Source data
▽

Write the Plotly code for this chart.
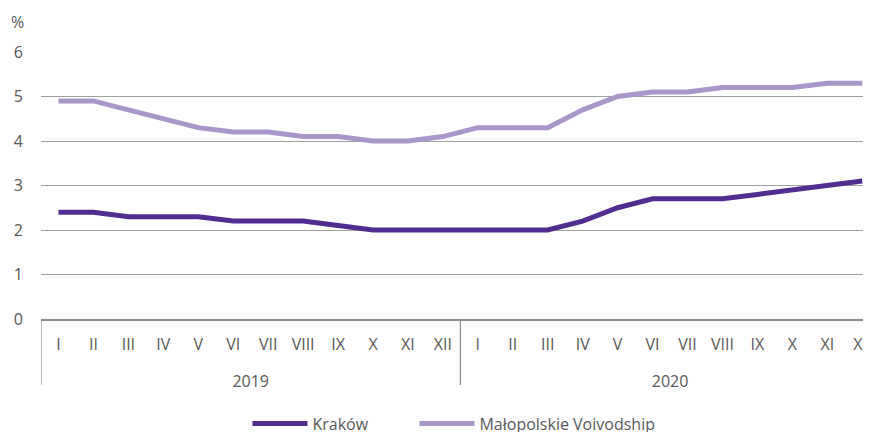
import plotly.graph_objects as go

years = ["2019"] * 12 + ["2020"] * 12
months = ["I", "II", "III", "IV", "V", "VI", "VII", "VIII", "IX", "X", "XI", "XII"] * 2

krakow = [2.4, 2.4, 2.3, 2.3, 2.3, 2.2, 2.2, 2.2, 2.1, 2.0, 2.0, 2.0,
          2.0, 2.0, 2.0, 2.2, 2.5, 2.7, 2.7, 2.7, 2.8, 2.9, 3.0, 3.1]
malopolska = [4.9, 4.9, 4.7, 4.5, 4.3, 4.2, 4.2, 4.1, 4.1, 4.0, 4.0, 4.1,
              4.3, 4.3, 4.3, 4.7, 5.0, 5.1, 5.1, 5.2, 5.2, 5.2, 5.3, 5.3]

FONT = "Open Sans"
TXT = "#595959"
AX = "#8c8c8c"

idx = list(range(len(months)))
year_names = sorted(set(years))
year_centers = [sum(i for i in idx if years[i] == y) / years.count(y) for y in year_names]
year_starts = [min(i for i in idx if years[i] == y) - 0.5 for y in year_names]

W, H = 863, 424
ML, MT, MB = 33, 44, 64
plot_h = 267
paper_h = H - MT - MB
dom0 = 1 - plot_h / paper_h

fig = go.Figure()
fig.add_trace(go.Scatter(x=idx, y=krakow, mode="lines", name="Kraków",
                         line=dict(color="#4F2D91", width=5), legend="legend"))
fig.add_trace(go.Scatter(x=idx, y=malopolska, mode="lines",
                         name="Małopolskie Voivodship",
                         line=dict(color="#A898C9", width=5), legend="legend2"))
# invisible trace carrying the year axis
fig.add_trace(go.Scatter(x=year_centers, y=[None] * len(year_centers), xaxis="x2",
                         showlegend=False, hoverinfo="skip"))

xr = [-0.5, len(months) - 0.75]

shapes = []
for s in year_starts:
    shapes.append(dict(type="line", xref="x", yref="paper", x0=s, x1=s,
                       y0=dom0, y1=dom0 - 66 / paper_h,
                       line=dict(color=AX, width=1.2)))

leg_common = dict(orientation="h", xanchor="left", xref="container",
                  y=0.02, yanchor="middle", yref="container",
                  font=dict(family=FONT, size=16, color=TXT), itemwidth=55,
                  bgcolor="rgba(0,0,0,0)")

fig.update_layout(
    width=W, height=H,
    margin=dict(l=ML, r=0, t=MT, b=MB, autoexpand=False),
    paper_bgcolor="white", plot_bgcolor="white",
    font=dict(family=FONT, size=16, color=TXT),
    showlegend=True,
    legend=dict(x=0.2775, **leg_common),
    legend2=dict(x=0.471, **leg_common),
    annotations=[dict(text="%", xref="x domain", yref="y domain", x=-24 / 830,
                      y=1 + 30 / plot_h, xanchor="center", yanchor="middle",
                      showarrow=False, font=dict(family=FONT, size=16, color=TXT))],
    shapes=shapes,
    xaxis=dict(range=xr, tickvals=idx, ticktext=months, showgrid=False,
               automargin=False, showline=True, linecolor=AX, linewidth=1.5,
               zeroline=False, ticks="", ticklabelstandoff=10,
               ticklabeloverflow="allow",
               tickfont=dict(family=FONT, size=16, color=TXT)),
    xaxis2=dict(range=xr, overlaying="x", anchor="free", position=0, side="bottom",
                tickvals=year_centers, ticktext=year_names, showgrid=False,
                showline=False, zeroline=False, ticks="", automargin=False,
                ticklabelstandoff=2,
                tickfont=dict(family=FONT, size=16, color=TXT)),
    yaxis=dict(domain=[dom0, 1], range=[0, 6], dtick=1, showgrid=True,
               gridcolor="#a0a0a0", gridwidth=1.2, zeroline=False, showline=False,
               ticks="", automargin=False, ticklabelstandoff=17,
               tickfont=dict(family=FONT, size=16, color=TXT)),
)

fig.write_html("out.html")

△

Set problem
Copy out each line exactly, without the pictures.

The result
Write the Plotly code for this chart.
import plotly.graph_objects as go

years = ["2019"] * 12 + ["2020"] * 12
months = ["I", "II", "III", "IV", "V", "VI", "VII", "VIII", "IX", "X", "XI", "XII"] * 2

krakow = [2.4, 2.4, 2.3, 2.3, 2.3, 2.2, 2.2, 2.2, 2.1, 2.0, 2.0, 2.0,
          2.0, 2.0, 2.0, 2.2, 2.5, 2.7, 2.7, 2.7, 2.8, 2.9, 3.0, 3.1]
malopolska = [4.9, 4.9, 4.7, 4.5, 4.3, 4.2, 4.2, 4.1, 4.1, 4.0, 4.0, 4.1,
              4.3, 4.3, 4.3, 4.7, 5.0, 5.1, 5.1, 5.2, 5.2, 5.2, 5.3, 5.3]

FONT = "Open Sans"
TXT = "#595959"
AX = "#8c8c8c"

idx = list(range(len(months)))
year_names = sorted(set(years))
year_centers = [sum(i for i in idx if years[i] == y) / years.count(y) for y in year_names]
year_starts = [min(i for i in idx if years[i] == y) - 0.5 for y in year_names]

W, H = 863, 424
ML, MT, MB = 33, 44, 64
plot_h = 267
paper_h = H - MT - MB
dom0 = 1 - plot_h / paper_h

fig = go.Figure()
fig.add_trace(go.Scatter(x=idx, y=krakow, mode="lines", name="Kraków",
                         line=dict(color="#4F2D91", width=5), legend="legend"))
fig.add_trace(go.Scatter(x=idx, y=malopolska, mode="lines",
                         name="Małopolskie Voivodship",
                         line=dict(color="#A898C9", width=5), legend="legend2"))
# invisible trace carrying the year axis
fig.add_trace(go.Scatter(x=year_centers, y=[None] * len(year_centers), xaxis="x2",
                         showlegend=False, hoverinfo="skip"))

xr = [-0.5, len(months) - 0.75]

shapes = []
for s in year_starts:
    shapes.append(dict(type="line", xref="x", yref="paper", x0=s, x1=s,
                       y0=dom0, y1=dom0 - 66 / paper_h,
                       line=dict(color=AX, width=1.2)))

leg_common = dict(orientation="h", xanchor="left", xref="container",
                  y=0.02, yanchor="middle", yref="container",
                  font=dict(family=FONT, size=16, color=TXT), itemwidth=55,
                  bgcolor="rgba(0,0,0,0)")

fig.update_layout(
    width=W, height=H,
    margin=dict(l=ML, r=0, t=MT, b=MB, autoexpand=False),
    paper_bgcolor="white", plot_bgcolor="white",
    font=dict(family=FONT, size=16, color=TXT),
    showlegend=True,
    legend=dict(x=0.2775, **leg_common),
    legend2=dict(x=0.471, **leg_common),
    annotations=[dict(text="%", xref="x domain", yref="y domain", x=-24 / 830,
                      y=1 + 30 / plot_h, xanchor="center", yanchor="middle",
                      showarrow=False, font=dict(family=FONT, size=16, color=TXT))],
    shapes=shapes,
    xaxis=dict(range=xr, tickvals=idx, ticktext=months, showgrid=False,
               automargin=False, showline=True, linecolor=AX, linewidth=1.5,
               zeroline=False, ticks="", ticklabelstandoff=10,
               ticklabeloverflow="allow",
               tickfont=dict(family=FONT, size=16, color=TXT)),
    xaxis2=dict(range=xr, overlaying="x", anchor="free", position=0, side="bottom",
                tickvals=year_centers, ticktext=year_names, showgrid=False,
                showline=False, zeroline=False, ticks="", automargin=False,
                ticklabelstandoff=2,
                tickfont=dict(family=FONT, size=16, color=TXT)),
    yaxis=dict(domain=[dom0, 1], range=[0, 6], dtick=1, showgrid=True,
               gridcolor="#a0a0a0", gridwidth=1.2, zeroline=False, showline=False,
               ticks="", automargin=False, ticklabelstandoff=17,
               tickfont=dict(family=FONT, size=16, color=TXT)),
)

fig.write_html("out.html")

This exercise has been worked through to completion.